Rishi Sunak both is, and isn’t, a typical Tory: he’s an extravagantly rich, public school-educated former hedge fund manager; but also a coke-swigging Star Wars fan with a slick Twitter game who works from home in a hoodie. And his budget on Wednesday was, and wasn’t, a typical Tory budget.
Labour has repeatedly accused the Conservatives in recent weeks of wanting to return to “business as usual”. But the political and economic terrain has been changed dramatically by the past 12 months, in ways that are likely to be long-lasting.
Sunak’s statement was shot through with reminders of the extraordinary support the government has put in place during the Covid crisis.
Once you’ve promised to do “whatever it takes,” to support businesses and subsidise jobs, it’s politically all but impossible to “pull out the rug”, as the prime minister put it recently.
When the chancellor tried to turn off the furlough scheme last autumn, it was the resurgence of Covid that stopped him – but also the expectations of millions of workers whose jobs had been kept afloat by the taxpayer.
Perhaps stung by that experience, the chancellor has now decided to “go long,” as he called it, extending many of the support schemes for months, well beyond the end of the government’s planned “roadmap”.
The Treasury now puts the total cost of emergency Covid measures at a historically extraordinary £352bn.
And even once the worst of the pandemic is over, while Sunak is very keen to redraw exactly the political dividing line that served George Osborne so well in 2010 and 2015 – sensible Tories vs spendthrift Labour – he is doing so in a different way.

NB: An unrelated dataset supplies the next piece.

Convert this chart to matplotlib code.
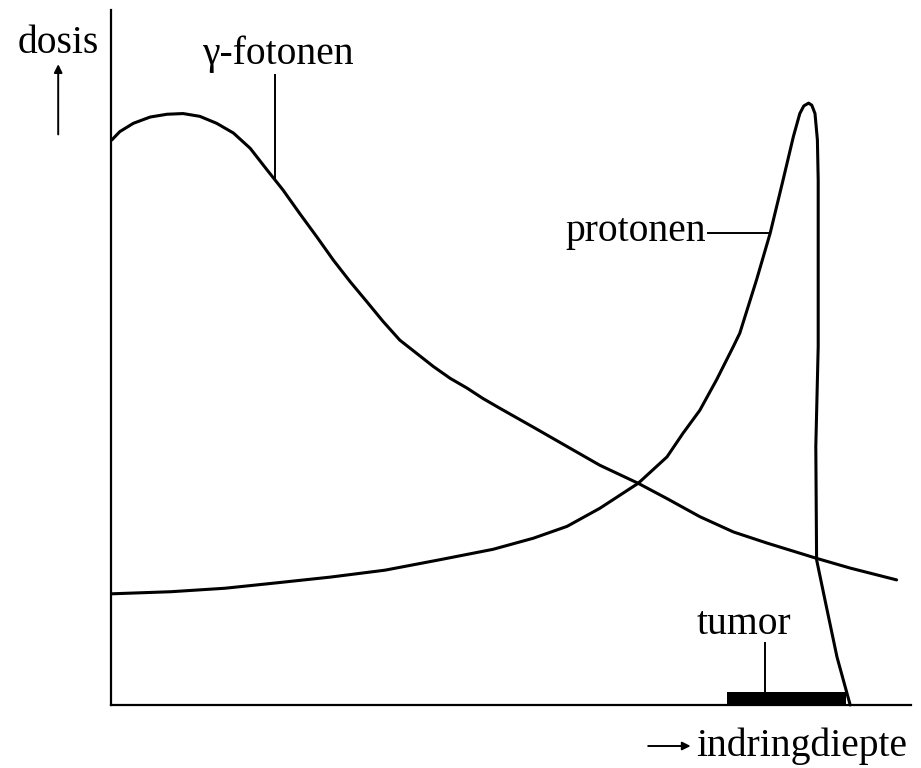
import matplotlib
matplotlib.use("Agg")
import matplotlib.pyplot as plt

# depth (0-100) and dose (0-100)
gamma_depth = [0.1, 1.1, 2.8, 4.9, 7.0, 9.0, 11.1, 13.2, 15.3, 17.4, 19.5, 21.5, 23.6,
               25.7, 27.8, 29.9, 32.0, 34.0, 36.1, 38.2, 40.3, 42.4, 44.5, 46.5, 48.6,
               52.75, 57.0, 61.1, 65.9, 69.5, 73.6, 77.8, 82.0, 88.2, 92.4, 98.2]
gamma_dose = [81.3, 82.5, 83.7, 84.6, 85.0, 85.1, 84.7, 83.7, 82.3, 80.1, 77.0, 74.1, 70.7,
              67.4, 64.0, 60.9, 58.0, 55.2, 52.5, 50.6, 48.7, 47.0, 45.6, 44.1, 42.7,
              40.0, 37.2, 34.5, 31.9, 29.7, 27.1, 24.9, 23.3, 21.1, 19.7, 18.0]

proton_depth = [0.1, 7.5, 14.25, 20.9, 27.4, 34.25, 41.1, 47.75, 52.8, 57.0, 61.1, 65.9,
                69.5, 71.5, 73.6, 75.7, 77.8, 78.6, 80.7, 82.4, 84.0, 85.3, 86.1, 86.6,
                87.2, 87.6, 88.0, 88.3, 88.4, 88.4, 88.1, 88.2, 89.25, 90.75, 92.4]
proton_dose = [16.0, 16.3, 16.8, 17.6, 18.4, 19.4, 20.9, 22.4, 24.0, 25.7, 28.3, 31.9,
               35.7, 39.1, 42.4, 46.8, 51.6, 53.5, 61.2, 67.9, 75.5, 81.8, 85.1, 86.2,
               86.6, 86.3, 85.1, 81.3, 75.5, 51.6, 37.2, 20.9, 15.1, 6.9, 0]

tumor_start, tumor_end = 77.0, 91.9

FONT = "Liberation Serif"
FS = 28.5

fig = plt.figure(figsize=(9.21, 7.68), dpi=100)
ax = fig.add_axes([111 / 921, 63 / 768, 800 / 921, 695 / 768])
ax.set_xlim(0, 100)
ax.set_ylim(0, 100)
ax.set_xticks([])
ax.set_yticks([])
for side in ["top", "right"]:
    ax.spines[side].set_visible(False)
for side in ["left", "bottom"]:
    ax.spines[side].set_linewidth(1.6)
    ax.spines[side].set_color("black")

ax.plot(gamma_depth, gamma_dose, color="black", lw=2.2, solid_joinstyle="round",
        solid_capstyle="round", clip_on=False)
ax.plot(proton_depth, proton_dose, color="black", lw=2.2, solid_joinstyle="round",
        solid_capstyle="round", clip_on=False)

# tumor bar and label
ax.fill_between([tumor_start, tumor_end], 0, 1.9, color="black", lw=0)
ax.plot([81.75, 81.75], [1.9, 8.9], color="black", lw=1.4)
ax.text(79.1, 11.6, "tumor", family=FONT, fontsize=FS, ha="center", va="center")

# curve labels
ax.plot([20.5, 20.5], [75.8, 90.6], color="black", lw=1.4)
ax.text(20.9, 93.6, "γ-fotonen", family=FONT, fontsize=FS, ha="center", va="center")
ax.plot([74.6, 82.4], [67.9, 67.9], color="black", lw=1.4)
ax.text(74.4, 68.2, "protonen", family=FONT, fontsize=FS, ha="right", va="center")

# axis labels with arrows
ax.text(-6.6, 95.2, "dosis", family=FONT, fontsize=FS, ha="center", va="center")
ax.annotate("", xy=(-6.6, 92.6), xytext=(-6.6, 81.7), annotation_clip=False,
            arrowprops=dict(arrowstyle="-|>", color="black", lw=1.4, mutation_scale=12))
ax.text(73.2, -6.0, "indringdiepte", family=FONT, fontsize=FS, ha="left", va="center")
ax.annotate("", xy=(72.8, -5.9), xytext=(66.8, -5.9), annotation_clip=False,
            arrowprops=dict(arrowstyle="-|>", color="black", lw=1.4, mutation_scale=12))

fig.savefig("out.png", dpi=100)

While public sector spending cuts, many of them hitting welfare claimants who could ill bear them, were Osborne’s weapon of choice for balancing the books, Sunak claimed the Tories are now the party of public services.
So big businesses will pay, through higher corporation taxes, with smaller firms carefully excluded to dampen the backlash from Tory MPs, and middle-earners will be caught up in what economists call “fiscal drag” – paying more tax because thresholds are not moving up in line with inflation.

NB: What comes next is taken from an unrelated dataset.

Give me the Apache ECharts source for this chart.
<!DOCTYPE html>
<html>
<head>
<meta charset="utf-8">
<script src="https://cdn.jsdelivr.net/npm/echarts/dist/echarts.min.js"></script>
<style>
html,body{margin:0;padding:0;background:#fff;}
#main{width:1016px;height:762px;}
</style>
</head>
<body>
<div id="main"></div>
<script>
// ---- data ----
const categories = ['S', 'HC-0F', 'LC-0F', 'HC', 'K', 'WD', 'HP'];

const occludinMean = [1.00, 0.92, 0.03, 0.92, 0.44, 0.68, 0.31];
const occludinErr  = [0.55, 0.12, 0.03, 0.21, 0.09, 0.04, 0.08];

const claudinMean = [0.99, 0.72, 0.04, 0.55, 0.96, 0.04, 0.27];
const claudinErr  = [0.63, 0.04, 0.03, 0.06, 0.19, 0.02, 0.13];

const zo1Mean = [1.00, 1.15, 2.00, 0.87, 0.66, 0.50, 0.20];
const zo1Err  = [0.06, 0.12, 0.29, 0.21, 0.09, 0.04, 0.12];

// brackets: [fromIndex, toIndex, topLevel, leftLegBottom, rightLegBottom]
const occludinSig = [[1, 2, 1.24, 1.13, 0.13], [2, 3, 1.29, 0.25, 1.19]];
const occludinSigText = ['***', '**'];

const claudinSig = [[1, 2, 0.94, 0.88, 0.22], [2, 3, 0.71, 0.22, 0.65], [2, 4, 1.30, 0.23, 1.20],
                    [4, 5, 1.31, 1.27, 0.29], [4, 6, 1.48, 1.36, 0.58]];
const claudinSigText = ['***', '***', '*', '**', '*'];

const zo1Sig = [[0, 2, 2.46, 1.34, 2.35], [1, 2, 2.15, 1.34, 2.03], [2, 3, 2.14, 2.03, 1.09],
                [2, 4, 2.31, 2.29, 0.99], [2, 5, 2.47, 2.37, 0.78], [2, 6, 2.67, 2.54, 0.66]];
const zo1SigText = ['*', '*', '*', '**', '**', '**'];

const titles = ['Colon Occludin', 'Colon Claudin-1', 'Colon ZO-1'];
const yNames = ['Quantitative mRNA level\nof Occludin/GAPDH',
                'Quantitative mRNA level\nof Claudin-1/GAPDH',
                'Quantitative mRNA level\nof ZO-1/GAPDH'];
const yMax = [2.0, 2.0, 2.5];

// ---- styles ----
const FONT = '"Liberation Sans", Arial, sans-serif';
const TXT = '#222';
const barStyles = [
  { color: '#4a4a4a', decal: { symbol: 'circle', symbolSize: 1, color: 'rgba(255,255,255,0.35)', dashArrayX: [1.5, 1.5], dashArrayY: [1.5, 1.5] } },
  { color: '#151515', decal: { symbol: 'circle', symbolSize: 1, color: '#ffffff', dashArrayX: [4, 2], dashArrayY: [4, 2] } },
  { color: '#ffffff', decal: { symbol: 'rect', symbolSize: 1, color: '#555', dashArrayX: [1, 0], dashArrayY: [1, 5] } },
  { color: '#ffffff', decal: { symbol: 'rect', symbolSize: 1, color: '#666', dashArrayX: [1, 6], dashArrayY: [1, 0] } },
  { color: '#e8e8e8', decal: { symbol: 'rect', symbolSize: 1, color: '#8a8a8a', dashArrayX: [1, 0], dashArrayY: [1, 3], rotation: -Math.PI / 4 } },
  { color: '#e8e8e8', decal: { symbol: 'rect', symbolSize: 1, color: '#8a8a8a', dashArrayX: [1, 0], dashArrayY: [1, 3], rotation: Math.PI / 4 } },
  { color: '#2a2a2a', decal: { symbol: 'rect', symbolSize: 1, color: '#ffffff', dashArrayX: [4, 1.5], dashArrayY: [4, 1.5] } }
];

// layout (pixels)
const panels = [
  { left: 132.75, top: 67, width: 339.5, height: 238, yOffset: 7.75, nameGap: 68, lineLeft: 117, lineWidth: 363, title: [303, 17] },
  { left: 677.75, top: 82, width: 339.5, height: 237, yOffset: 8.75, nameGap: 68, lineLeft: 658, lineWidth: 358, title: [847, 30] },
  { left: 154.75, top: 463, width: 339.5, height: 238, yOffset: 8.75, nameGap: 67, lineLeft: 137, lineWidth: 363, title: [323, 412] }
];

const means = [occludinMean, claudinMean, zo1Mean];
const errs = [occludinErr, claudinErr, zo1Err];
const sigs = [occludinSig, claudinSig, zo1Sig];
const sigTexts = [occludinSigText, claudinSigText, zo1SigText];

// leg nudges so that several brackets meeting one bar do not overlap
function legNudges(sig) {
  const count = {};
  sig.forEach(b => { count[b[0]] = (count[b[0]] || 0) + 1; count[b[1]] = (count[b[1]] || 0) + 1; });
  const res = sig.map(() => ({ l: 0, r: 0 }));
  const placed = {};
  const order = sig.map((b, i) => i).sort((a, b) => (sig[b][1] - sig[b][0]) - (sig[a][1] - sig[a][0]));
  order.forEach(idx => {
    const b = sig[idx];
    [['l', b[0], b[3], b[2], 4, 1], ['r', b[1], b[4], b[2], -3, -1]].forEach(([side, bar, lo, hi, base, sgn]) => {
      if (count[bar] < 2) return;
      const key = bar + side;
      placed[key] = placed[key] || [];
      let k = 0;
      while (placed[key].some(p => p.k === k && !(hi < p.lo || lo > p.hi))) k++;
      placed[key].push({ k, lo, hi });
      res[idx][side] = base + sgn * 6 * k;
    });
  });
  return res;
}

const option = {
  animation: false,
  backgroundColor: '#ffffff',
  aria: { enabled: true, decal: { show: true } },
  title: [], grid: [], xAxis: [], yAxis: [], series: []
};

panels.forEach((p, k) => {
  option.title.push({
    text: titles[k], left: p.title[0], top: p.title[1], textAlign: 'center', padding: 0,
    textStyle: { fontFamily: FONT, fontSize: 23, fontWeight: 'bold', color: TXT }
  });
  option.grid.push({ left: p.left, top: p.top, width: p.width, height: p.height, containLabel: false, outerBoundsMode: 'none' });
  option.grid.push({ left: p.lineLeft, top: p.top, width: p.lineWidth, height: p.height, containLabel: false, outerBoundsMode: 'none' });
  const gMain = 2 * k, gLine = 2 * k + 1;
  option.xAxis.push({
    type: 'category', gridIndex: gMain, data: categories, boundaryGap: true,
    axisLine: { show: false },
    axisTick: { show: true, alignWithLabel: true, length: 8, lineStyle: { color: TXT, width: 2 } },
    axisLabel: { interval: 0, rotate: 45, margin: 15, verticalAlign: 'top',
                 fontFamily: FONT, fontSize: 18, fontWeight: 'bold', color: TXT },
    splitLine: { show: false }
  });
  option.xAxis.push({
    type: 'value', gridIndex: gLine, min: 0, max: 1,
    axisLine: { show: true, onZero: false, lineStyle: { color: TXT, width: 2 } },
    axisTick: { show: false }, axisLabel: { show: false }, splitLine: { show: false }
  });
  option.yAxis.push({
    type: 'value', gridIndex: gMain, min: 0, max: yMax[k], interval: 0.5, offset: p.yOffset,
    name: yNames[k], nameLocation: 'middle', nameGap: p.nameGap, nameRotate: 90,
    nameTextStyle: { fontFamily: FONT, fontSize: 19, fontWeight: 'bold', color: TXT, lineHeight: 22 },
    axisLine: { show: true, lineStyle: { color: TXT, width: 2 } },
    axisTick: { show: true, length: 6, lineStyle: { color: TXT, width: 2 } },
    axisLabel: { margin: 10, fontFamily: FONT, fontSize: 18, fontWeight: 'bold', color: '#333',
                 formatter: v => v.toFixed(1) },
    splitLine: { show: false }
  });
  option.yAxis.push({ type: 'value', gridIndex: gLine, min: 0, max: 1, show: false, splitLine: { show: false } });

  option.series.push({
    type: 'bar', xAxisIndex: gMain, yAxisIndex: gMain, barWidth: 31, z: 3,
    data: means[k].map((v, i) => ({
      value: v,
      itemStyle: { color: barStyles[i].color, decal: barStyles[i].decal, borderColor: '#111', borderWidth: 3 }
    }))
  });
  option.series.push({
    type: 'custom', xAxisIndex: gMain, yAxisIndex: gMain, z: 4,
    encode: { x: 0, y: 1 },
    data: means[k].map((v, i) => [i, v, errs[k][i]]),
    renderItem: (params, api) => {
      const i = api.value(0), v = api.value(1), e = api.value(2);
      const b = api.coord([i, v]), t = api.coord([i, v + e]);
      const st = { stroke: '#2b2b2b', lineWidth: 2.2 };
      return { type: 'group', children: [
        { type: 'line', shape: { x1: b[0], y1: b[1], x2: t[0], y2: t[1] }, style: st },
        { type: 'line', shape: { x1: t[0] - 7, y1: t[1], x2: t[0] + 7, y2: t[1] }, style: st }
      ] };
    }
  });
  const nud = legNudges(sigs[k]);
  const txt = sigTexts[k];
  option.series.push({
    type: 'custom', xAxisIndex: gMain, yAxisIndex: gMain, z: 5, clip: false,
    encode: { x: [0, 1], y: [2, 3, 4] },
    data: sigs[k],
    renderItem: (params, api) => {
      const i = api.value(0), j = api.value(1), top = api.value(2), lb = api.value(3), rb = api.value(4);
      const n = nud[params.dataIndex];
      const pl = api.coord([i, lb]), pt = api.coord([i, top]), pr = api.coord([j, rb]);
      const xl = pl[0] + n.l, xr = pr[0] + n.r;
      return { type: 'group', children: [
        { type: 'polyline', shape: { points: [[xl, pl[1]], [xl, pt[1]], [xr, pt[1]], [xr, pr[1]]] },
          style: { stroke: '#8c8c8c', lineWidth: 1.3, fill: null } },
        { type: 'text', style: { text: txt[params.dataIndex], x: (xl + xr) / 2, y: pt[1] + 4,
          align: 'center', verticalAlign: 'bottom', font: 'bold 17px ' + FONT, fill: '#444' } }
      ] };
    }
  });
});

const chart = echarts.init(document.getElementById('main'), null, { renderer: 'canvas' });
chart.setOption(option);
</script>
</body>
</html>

Cutting corporation tax was a trademark policy for the Osborne-Cameron government, symbolising what was then the Conservatives’ ideal of global competition.
Increasing it back to 2010 levels has been a Labour policy for years – and once Sunak’s increases are implemented, the overall tax burden in the UK will be back at levels last seen when Roy Jenkins was chancellor in the 1960s. Hardly the “same old Tories”.

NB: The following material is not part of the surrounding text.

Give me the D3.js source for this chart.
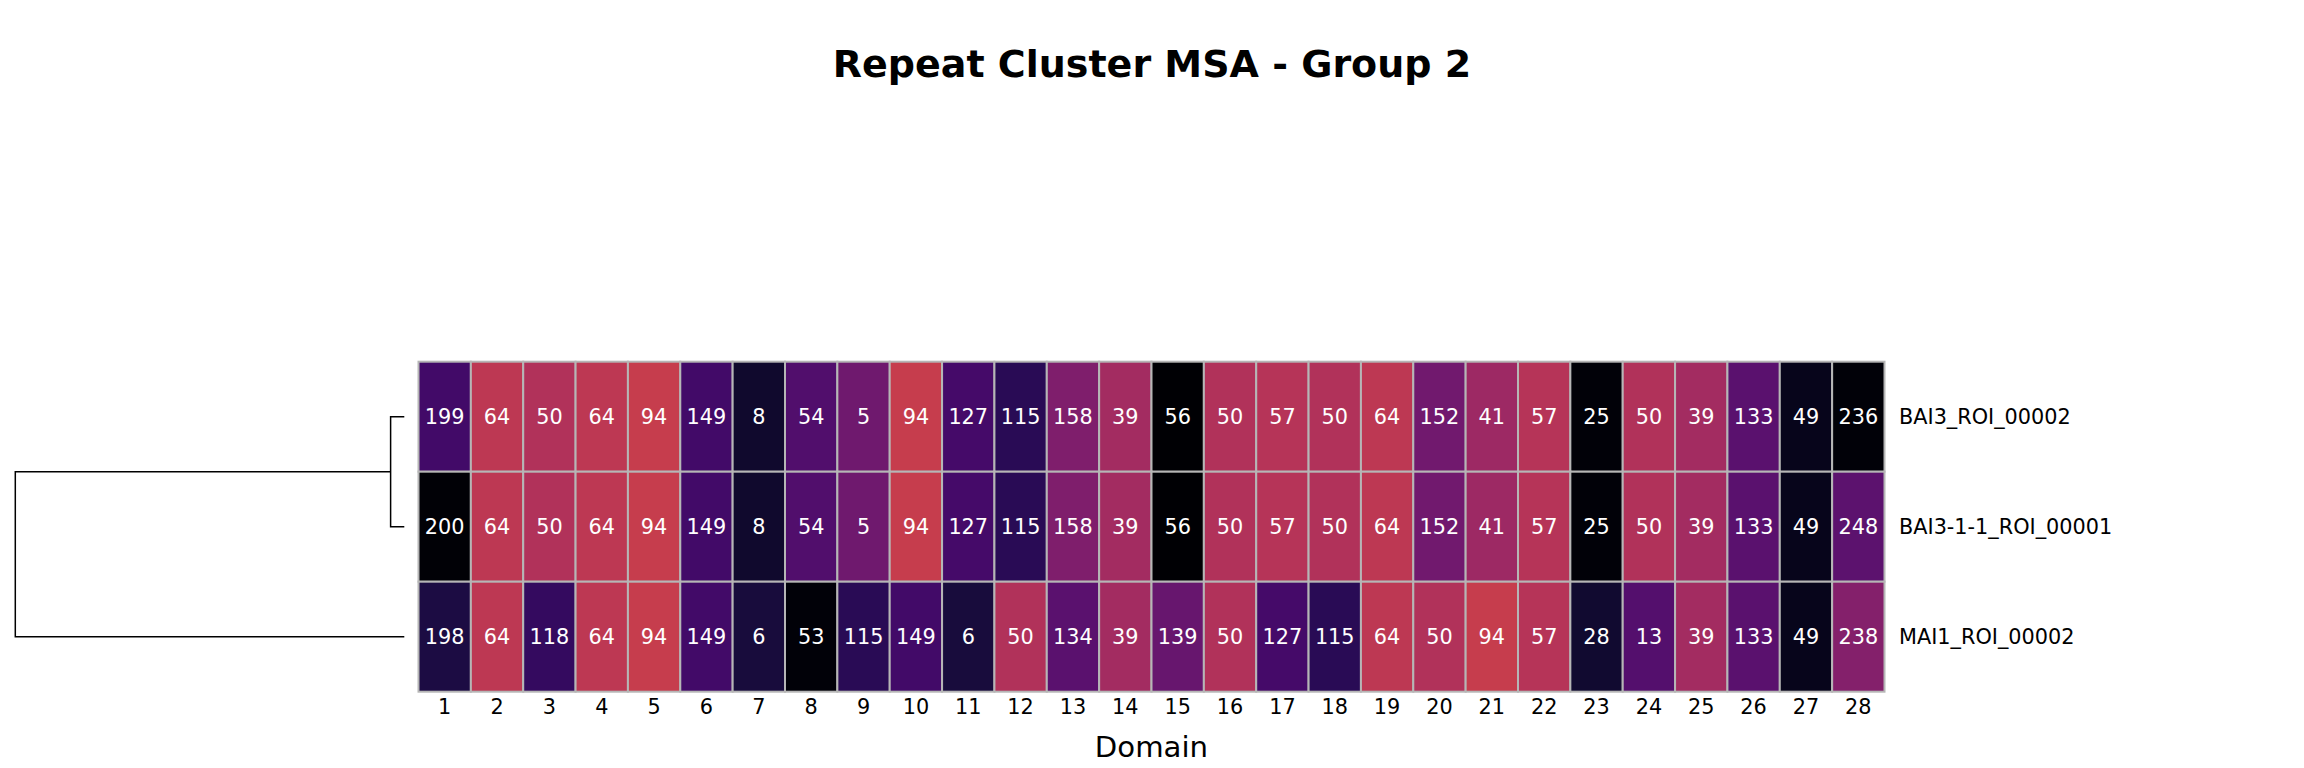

Indeed, the relatively muted reaction from the Tory back benches underlined the fact that it’s not just the economic context that has changed, but the shape of the Conservative party.
Philip Hammond and many of his fellow fiscal hawks have either been swept out of parliament or relegated to the very back benches – and many of the noisiest voices in the parliamentary party are those of the new MPs from the red wall seats, for whom small-c fiscal conservatism is less of a cherished cause.
Many of them were buoyed by the announcement that they may receive a handout from the new “levelling-up fund”. Labour dismisses this as pork barrel spending, shovelled out to favoured constituencies – but also privately concede it is hard to counter.
Yet there were aspects to Sunak’s approach that were depressingly familiar from the past decade of Conservative governments.
The £20-a week universal credit increase has been retained, but only until September, when removing it will still increase child poverty and hit cash-strapped households hard.
Overseas aid is still being cut; unspecified cuts in departmental public spending of up to £4bn are now pencilled in for future years; and public sector pay is being frozen for many workers, as Sunak announced last autumn.
And as Keir Starmer rightly identified in his response to Sunak’s statement – one of the toughest gigs for an opposition leader – many pressing issues were completely missing from the chancellor’s statement – social care, the NHS, inequality, insecure work.
Johnson and Sunak have a specific, and narrow idea of what “levelling up” and “building back better” means: infrastructure projects, business investment, low-tax buccaneering freeports.
To counter it, rather than caricature them as textbook Tories, Starmer will need to fill out his own, as yet rather thin, picture of what post-pandemic Britain could look like.